▶ _What needs to be done_: Write out, exactly and only, the lines that run from the top of the records to the line with "const tailData = cenTailDist.map((d, i)". Include both ends; exclude pictures.
┌─ Dataset records
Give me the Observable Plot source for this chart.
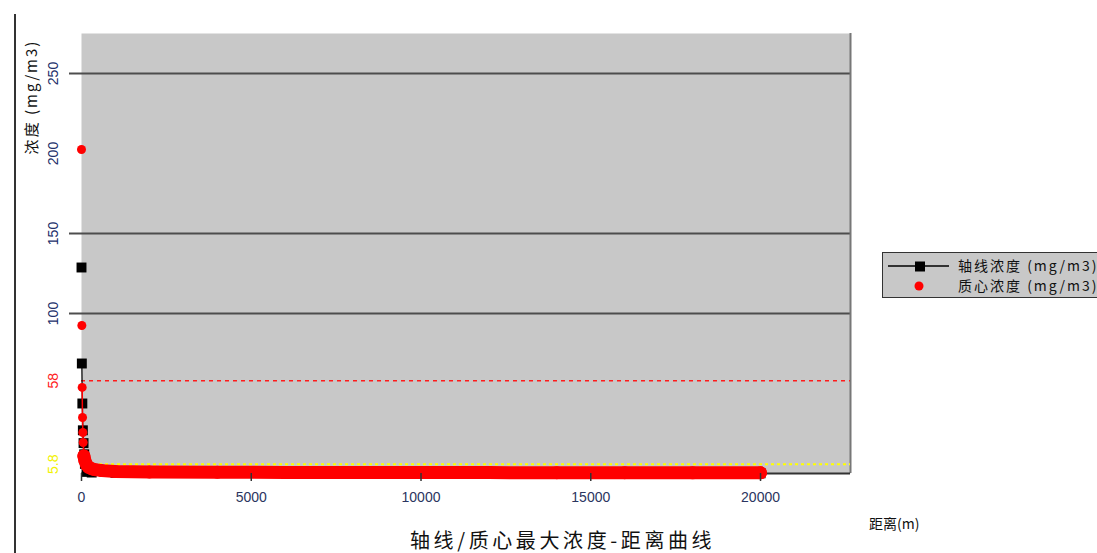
<!DOCTYPE html>
<html>
<head>
<meta charset="utf-8">
<script src="https://cdn.jsdelivr.net/npm/d3@7"></script>
<script src="https://cdn.jsdelivr.net/npm/@observablehq/plot@0.6"></script>
<style>
  html, body { margin: 0; padding: 0; background: #fff; overflow: hidden; }
  #wrap { position: relative; width: 1097px; height: 553px; font-family: "Noto Sans CJK SC", "Liberation Sans", sans-serif; }
  #wrap svg.plot { position: absolute; left: 0; top: 0; }
  .abs { position: absolute; white-space: nowrap; color: #111; }
</style>
</head>
<body>
<div id="wrap"></div>
<script>
// ---- data ----
const xDomain = [0, 22650];
const yDomain = [0, 275];
const xTicks = [0, 5000, 10000, 15000, 20000];
const gridTicks = [100, 150, 250];
const yTickNavy = [100, 150, 200, 250];
const yTickRed = [58];
const yTickYellow = [5.8];
const thresholdRed = 58;
const thresholdYellow = 5.8;

// 轴线浓度 (black)
const axisDist = [0, 10, 25, 40, 60, 80, 100, 150, 300, 1000, 5000, 10000, 15000, 20000];
const axisConc = [128.75, 68.75, 43.75, 27, 19, 12, 6, 1, 0.6, 0.4, 0.3, 0.2, 0.2, 0.1];

// 质心浓度 (red) – near-source points
const cenHeadDist = [0, 10, 20, 30, 40, 50, 70];
const cenHeadConc = [202.5, 92.5, 53.8, 35, 25.6, 19.4, 11];
// 质心浓度 (red) – long tail
const cenTailDist = [70, 100, 150, 200, 300, 400, 600, 1000, 2000, 4000, 6000, 8000, 10000, 12000, 14000, 16000, 18000, 20000];
const cenTailConc = [11, 8, 5.5, 4, 3, 2.4, 1.8, 1.3, 1.0, 0.8, 0.7, 0.65, 0.6, 0.55, 0.5, 0.5, 0.45, 0.4];

const axisData = axisDist.map((d, i) => ({d, c: axisConc[i]}));
const headData = cenHeadDist.map((d, i) => ({d, c: cenHeadConc[i]}));
const tailData = cenTailDist.map((d, i) => ({d, c: cenTailConc[i]}));

const chart = Plot.plot({
  width: 1097,
  height: 553,
  marginTop: 33,
  marginLeft: 81,
  marginRight: 247,
  marginBottom: 80,
  x: {domain: xDomain, axis: null},
  y: {domain: yDomain, axis: null},
  style: {background: "transparent", fontFamily: "'Liberation Sans', Arial, sans-serif", fontSize: "14px", overflow: "visible"},
  marks: [
    Plot.frame({fill: "#c8c8c8", stroke: null}),
    Plot.gridY(gridTicks, {stroke: "#4d4d4d", strokeOpacity: 1, strokeWidth: 2}),
    Plot.axisY(gridTicks, {tickSize: 12, tickFormat: () => "", stroke: "#4d4d4d", strokeWidth: 2, label: null}),
    Plot.ruleX([xDomain[1]], {stroke: "#777", strokeWidth: 2}),
    Plot.ruleY([0], {stroke: "#333", strokeWidth: 2}),
    Plot.ruleY([thresholdRed], {stroke: "#ff1a1a", strokeWidth: 1.5, strokeDasharray: "4,4"}),
    Plot.ruleY([thresholdYellow], {stroke: "#ffff00", strokeWidth: 2, strokeDasharray: "3,3"}),
    // black series (line visible only where points are close together)
    Plot.line(axisData.slice(1), {x: "d", y: "c", stroke: "#000", strokeWidth: 1.2}),
    Plot.dot(axisData, {x: "d", y: "c", symbol: "square", r: 5.6, fill: "#000", stroke: null}),
    // red series
    Plot.line(headData.slice(2), {x: "d", y: "c", stroke: "#ff0000", strokeWidth: 1.5}),
    Plot.dot(headData, {x: "d", y: "c", r: 4.5, fill: "#ff0000", stroke: null}),
    Plot.line(tailData, {x: "d", y: "c", stroke: "#ff0000", strokeWidth: 13, strokeLinecap: "round", strokeLinejoin: "round"}),
    Plot.dot(tailData, {x: "d", y: "c", r: 6.5, fill: "#ff0000", stroke: null}),
    // x axis
    Plot.axisX(xTicks, {tickSize: 8, tickPadding: 11, fontSize: 14, fill: "#2b3560", stroke: "#333", strokeWidth: 1.5, label: null, tickFormat: d => String(d)}),
    // y tick labels (rotated)
    Plot.text(yTickNavy, {y: d => d, text: d => String(d), frameAnchor: "left", dx: -28, rotate: -90, fontSize: 14, fill: "#22306a", textAnchor: "middle", lineAnchor: "middle"}),
    Plot.text(yTickRed, {y: d => d, text: d => String(d), frameAnchor: "left", dx: -28, rotate: -90, fontSize: 14, fill: "#ff2020", textAnchor: "middle", lineAnchor: "middle"}),
    Plot.text(yTickYellow, {y: d => d, text: d => String(d), frameAnchor: "left", dx: -28, rotate: -90, fontSize: 14, fill: "#f2f200", textAnchor: "middle", lineAnchor: "middle"})
  ]
});

const wrap = document.getElementById("wrap");
wrap.appendChild(chart);

function addDiv(html, css) {
  const el = document.createElement("div");
  el.className = "abs";
  el.innerHTML = html;
  Object.assign(el.style, css);
  wrap.appendChild(el);
  return el;
}

// left page frame line
addDiv("", {left: "14px", top: "14px", width: "2px", height: "539px", background: "#333"});

// y axis label (rotated)
addDiv("浓度 (mg/m3)", {left: "30px", top: "97px", fontSize: "15px", letterSpacing: "2px", transform: "translate(-50%,-50%) rotate(-90deg)", color: "#111"});

// x axis label
addDiv("距离(m)", {left: "869px", top: "513px", fontSize: "14px", color: "#111"});

// title
addDiv("轴线/质心最大浓度-距离曲线", {left: "410px", top: "529px", fontSize: "20px", letterSpacing: "3.6px", color: "#111", lineHeight: "22px"});

// legend
const legend = addDiv(`
<svg width="70" height="44" style="position:absolute;left:4px;top:1px">
  <line x1="1" y1="12" x2="62" y2="12" stroke="#000" stroke-width="1.5"/>
  <rect x="28" y="7.5" width="10" height="10" fill="#000"/>
  <circle cx="32" cy="32" r="4.5" fill="#ff0000"/>
</svg>
<div style="position:absolute;left:75px;top:2px;font-size:14px;letter-spacing:2px;line-height:20px">轴线浓度 (mg/m3)</div>
<div style="position:absolute;left:75px;top:22px;font-size:14px;letter-spacing:2px;line-height:20px">质心浓度 (mg/m3)</div>
`, {left: "882px", top: "252px", width: "230px", height: "44px", background: "#c8c8c8", border: "1px solid #333"});
</script>
</body>
</html>
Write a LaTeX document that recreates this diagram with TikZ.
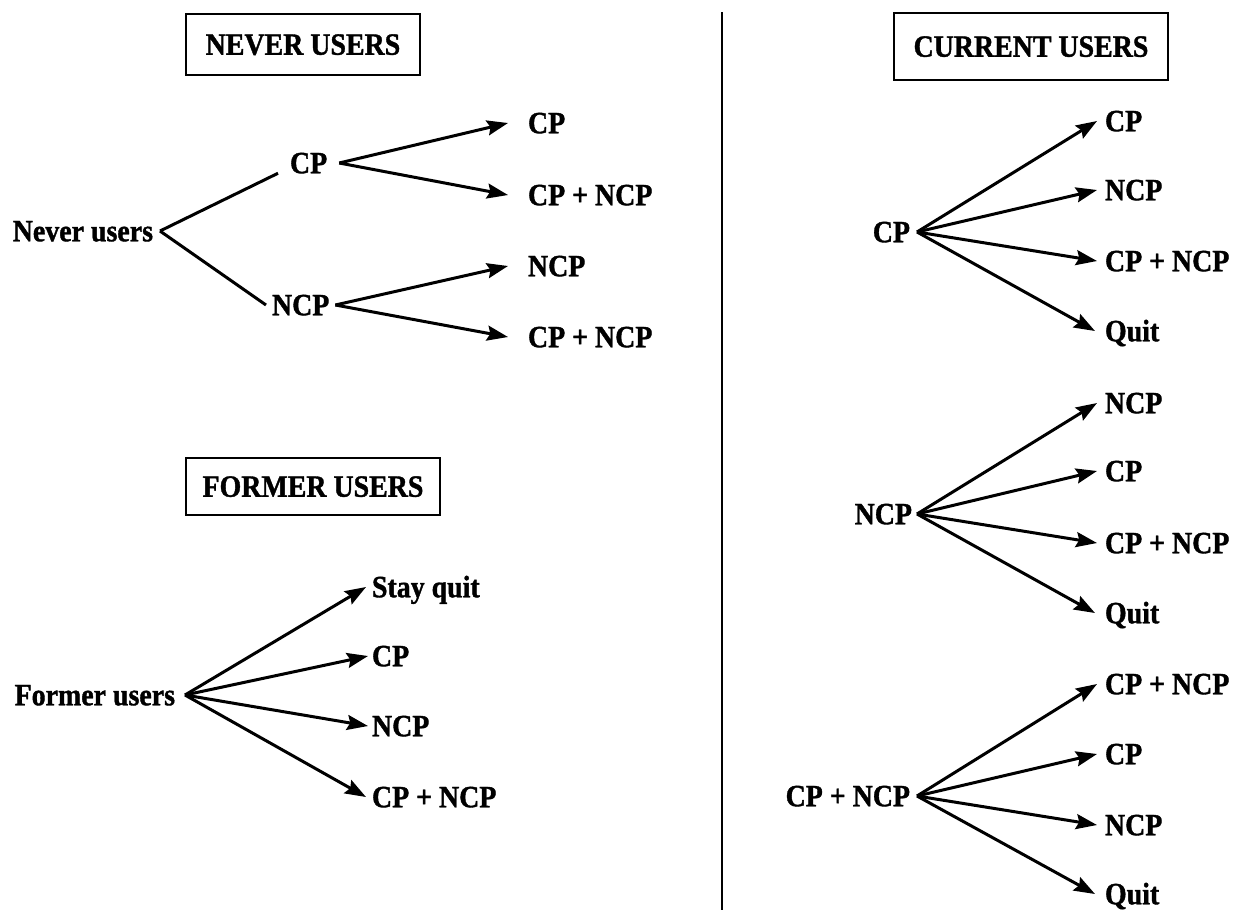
\documentclass[tikz,border=0pt]{standalone}
\usepackage{fontspec}
\setmainfont{Liberation Serif}[FakeStretch=0.9,FakeBold=1.2]
\usetikzlibrary{arrows.meta}
\begin{document}
\begin{tikzpicture}[x=1pt,y=-1pt,
  every node/.style={font=\fontsize{31}{33}\selectfont\bfseries, inner ysep=0pt, outer sep=0pt, text height=20.5pt, text depth=0pt},
  root/.style={anchor=east, inner xsep=#1},
  leaf/.style={anchor=west, inner xsep=#1},
  mid/.style={anchor=west, inner xsep=#1},
  title/.style={draw, line width=1.8pt, inner xsep=0pt},
  br/.style={line width=3pt},
  arr/.style={line width=3pt, -{Stealth[length=21pt,width=15pt,inset=3pt]}}
]
\useasboundingbox (0,0) rectangle (1234,911);

% ---------- NEVER USERS ----------
\node[title, minimum width=234pt, minimum height=61pt] (tn) at (303,44.5) {NEVER USERS};
\node[root=7pt] (nu) at (160,231) {Never users};
\node[mid=12pt] (n1) at (278,163) {CP};
\node[mid=6pt] (n2) at (266,305) {NCP};
\node[leaf=20pt] (n11) at (508,123) {CP};
\node[leaf=20pt] (n12) at (508,195) {CP + NCP};
\node[leaf=20pt] (n21) at (508,266) {NCP};
\node[leaf=20pt] (n22) at (508,337) {CP + NCP};
\draw[br] (nu.east) -- (n1.south west);
\draw[br] (nu.east) -- (n2.west);
\draw[arr] (n1.east) -- (n11.west);
\draw[arr] (n1.east) -- (n12.west);
\draw[arr] (n2.east) -- (n21.west);
\draw[arr] (n2.east) -- (n22.west);

% ---------- FORMER USERS ----------
\node[title, minimum width=254pt, minimum height=57pt] (tf) at (313,486.5) {FORMER USERS};
\node[root=10pt] (fu) at (185,695) {Former users};
\node[leaf=6pt] (f1) at (366,587) {Stay quit};
\node[leaf=4pt] (f2) at (368,656) {CP};
\node[leaf=4pt] (f3) at (368,726) {NCP};
\node[leaf=6pt] (f4) at (366,797) {CP + NCP};
\foreach \t in {f1,f2,f3,f4} \draw[arr] (fu.east) -- (\t.west);

% ---------- divider ----------
\draw[line width=2pt] (722,12) -- (722,910);

% ---------- CURRENT USERS ----------
\node[title, minimum width=274pt, minimum height=67pt] (tc) at (1031,46.5) {CURRENT USERS};

\node[root=7pt] (c1) at (917,232) {CP};
\node[leaf=8pt] (c11) at (1097,121) {CP};
\node[leaf=8pt] (c12) at (1097,190) {NCP};
\node[leaf=8pt] (c13) at (1097,261) {CP + NCP};
\node[leaf=10pt] (c14) at (1095,331) {Quit};
\foreach \t in {c11,c12,c13,c14} \draw[arr] (c1.east) -- (\t.west);

\node[root=5pt] (c2) at (917,514) {NCP};
\node[leaf=8pt] (c21) at (1097,403) {NCP};
\node[leaf=8pt] (c22) at (1097,471) {CP};
\node[leaf=8pt] (c23) at (1097,543) {CP + NCP};
\node[leaf=10pt] (c24) at (1095,613) {Quit};
\foreach \t in {c21,c22,c23,c24} \draw[arr] (c2.east) -- (\t.west);

\node[root=7pt] (c3) at (917,796) {CP + NCP};
\node[leaf=8pt] (c31) at (1097,684) {CP + NCP};
\node[leaf=8pt] (c32) at (1097,754) {CP};
\node[leaf=8pt] (c33) at (1097,825) {NCP};
\node[leaf=10pt] (c34) at (1095,894) {Quit};
\foreach \t in {c31,c32,c33,c34} \draw[arr] (c3.east) -- (\t.west);
\end{tikzpicture}
\end{document}
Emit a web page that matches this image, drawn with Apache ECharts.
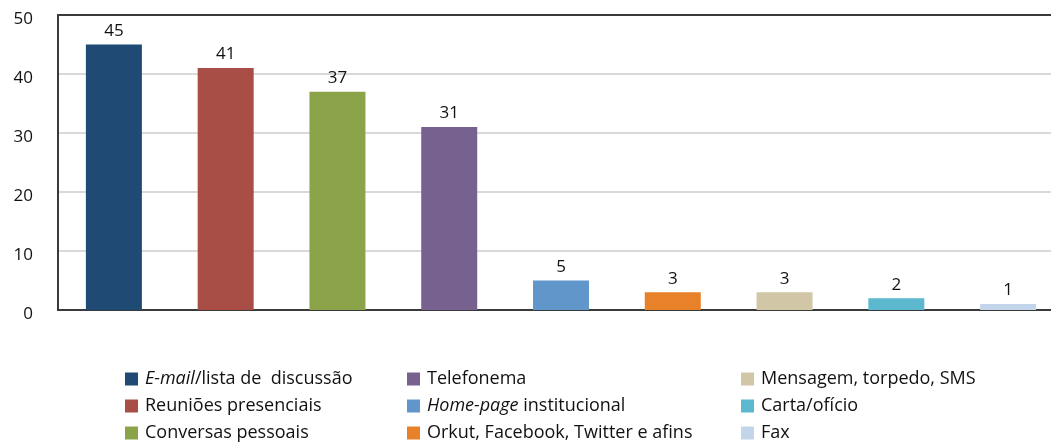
<!DOCTYPE html>
<html>
<head>
<meta charset="utf-8">
<script src="https://cdn.jsdelivr.net/npm/echarts@6/dist/echarts.min.js"></script>
<style>
  html, body { margin: 0; padding: 0; background: #fff; }
  #chart { width: 1051px; height: 444px; }
</style>
</head>
<body>
<div id="chart"></div>
<script>
var categories = [
    'E-mail/lista de  discussão',
    'Reuniões presenciais',
    'Conversas pessoais',
    'Telefonema',
    'Home-page institucional',
    'Orkut, Facebook, Twitter e afins',
    'Mensagem, torpedo, SMS',
    'Carta/ofício',
    'Fax'
];
var values = [45, 41, 37, 31, 5, 3, 3, 2, 1];
var colors = ['#1f4a73', '#a84e47', '#8ba44a', '#76618f', '#6096c9', '#e8822a', '#d1c6a5', '#5bb8ce', '#c3d5ea'];
var yTicks = [0, 10, 20, 30, 40, 50];

var chart = echarts.init(document.querySelector('#chart'), null, { renderer: 'canvas' });
var font = 'Open Sans';

var series = categories.map(function (name, i) {
    var data = values.map(function (v, j) { return j === i ? v : '-'; });
    return {
        name: name,
        type: 'bar',
        stack: 'all',
        barWidth: 56,
        data: data,
        itemStyle: { color: colors[i] },
        label: {
            show: true,
            position: 'top',
            distance: 5,
            fontFamily: font,
            fontSize: 17,
            color: '#111'
        }
    };
});

function legendFormatter(name) {
    if (name === categories[0]) return '{i|E-mail}/lista de  discussão';
    if (name === categories[4]) return '{i|Home-page} institucional';
    return name;
}

function makeLegend(names, left) {
    return {
        data: names,
        orient: 'vertical',
        left: left,
        top: 370,
        height: 74,
        padding: 0,
        itemWidth: 13,
        itemHeight: 13,
        itemGap: 9,
        icon: 'rect',
        selectedMode: false,
        formatter: legendFormatter,
        textStyle: {
            fontFamily: font,
            fontSize: 18,
            lineHeight: 18,
            color: '#111',
            padding: [0, 0, 0, 2],
            rich: {
                i: { fontFamily: font, fontSize: 18, lineHeight: 18, fontStyle: 'italic', color: '#111' }
            }
        }
    };
}

var option = {
    animation: false,
    grid: {
        left: 58,
        width: 1006,
        top: 15,
        height: 295,
        outerBoundsMode: 'none'
    },
    legend: [
        makeLegend(categories.slice(0, 3), 125),
        makeLegend(categories.slice(3, 6), 407),
        makeLegend(categories.slice(6, 9), 741)
    ],
    xAxis: [
        {
            type: 'category',
            data: categories,
            axisLine: { show: true, lineStyle: { color: '#3a3a3a', width: 2 } },
            axisTick: { show: false },
            axisLabel: { show: false }
        },
        {
            type: 'category',
            position: 'top',
            data: categories,
            axisLine: { show: true, lineStyle: { color: '#3a3a3a', width: 2 } },
            axisTick: { show: false },
            axisLabel: { show: false }
        }
    ],
    yAxis: {
        type: 'value',
        min: yTicks[0],
        max: yTicks[yTicks.length - 1],
        interval: 10,
        axisLine: { show: true, lineStyle: { color: '#3a3a3a', width: 2 } },
        axisTick: { show: false },
        axisLabel: {
            fontFamily: font,
            fontSize: 17,
            color: '#111',
            margin: 25,
            verticalAlign: 'top',
            lineHeight: 8
        },
        splitLine: { show: true, lineStyle: { color: '#cccccc', width: 1.5 } }
    },
    series: series
};

chart.setOption(option);

window.addEventListener('resize', function () {
    chart.resize();
});
</script>
</body>
</html>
└─
▶ _Written response_:
Give me the Observable Plot source for this chart.
<!DOCTYPE html>
<html>
<head>
<meta charset="utf-8">
<script src="https://cdn.jsdelivr.net/npm/d3@7"></script>
<script src="https://cdn.jsdelivr.net/npm/@observablehq/plot@0.6"></script>
<style>
  html, body { margin: 0; padding: 0; background: #fff; overflow: hidden; }
  #wrap { position: relative; width: 1097px; height: 553px; font-family: "Noto Sans CJK SC", "Liberation Sans", sans-serif; }
  #wrap svg.plot { position: absolute; left: 0; top: 0; }
  .abs { position: absolute; white-space: nowrap; color: #111; }
</style>
</head>
<body>
<div id="wrap"></div>
<script>
// ---- data ----
const xDomain = [0, 22650];
const yDomain = [0, 275];
const xTicks = [0, 5000, 10000, 15000, 20000];
const gridTicks = [100, 150, 250];
const yTickNavy = [100, 150, 200, 250];
const yTickRed = [58];
const yTickYellow = [5.8];
const thresholdRed = 58;
const thresholdYellow = 5.8;

// 轴线浓度 (black)
const axisDist = [0, 10, 25, 40, 60, 80, 100, 150, 300, 1000, 5000, 10000, 15000, 20000];
const axisConc = [128.75, 68.75, 43.75, 27, 19, 12, 6, 1, 0.6, 0.4, 0.3, 0.2, 0.2, 0.1];

// 质心浓度 (red) – near-source points
const cenHeadDist = [0, 10, 20, 30, 40, 50, 70];
const cenHeadConc = [202.5, 92.5, 53.8, 35, 25.6, 19.4, 11];
// 质心浓度 (red) – long tail
const cenTailDist = [70, 100, 150, 200, 300, 400, 600, 1000, 2000, 4000, 6000, 8000, 10000, 12000, 14000, 16000, 18000, 20000];
const cenTailConc = [11, 8, 5.5, 4, 3, 2.4, 1.8, 1.3, 1.0, 0.8, 0.7, 0.65, 0.6, 0.55, 0.5, 0.5, 0.45, 0.4];

const axisData = axisDist.map((d, i) => ({d, c: axisConc[i]}));
const headData = cenHeadDist.map((d, i) => ({d, c: cenHeadConc[i]}));
const tailData = cenTailDist.map((d, i) => ({d, c: cenTailConc[i]}));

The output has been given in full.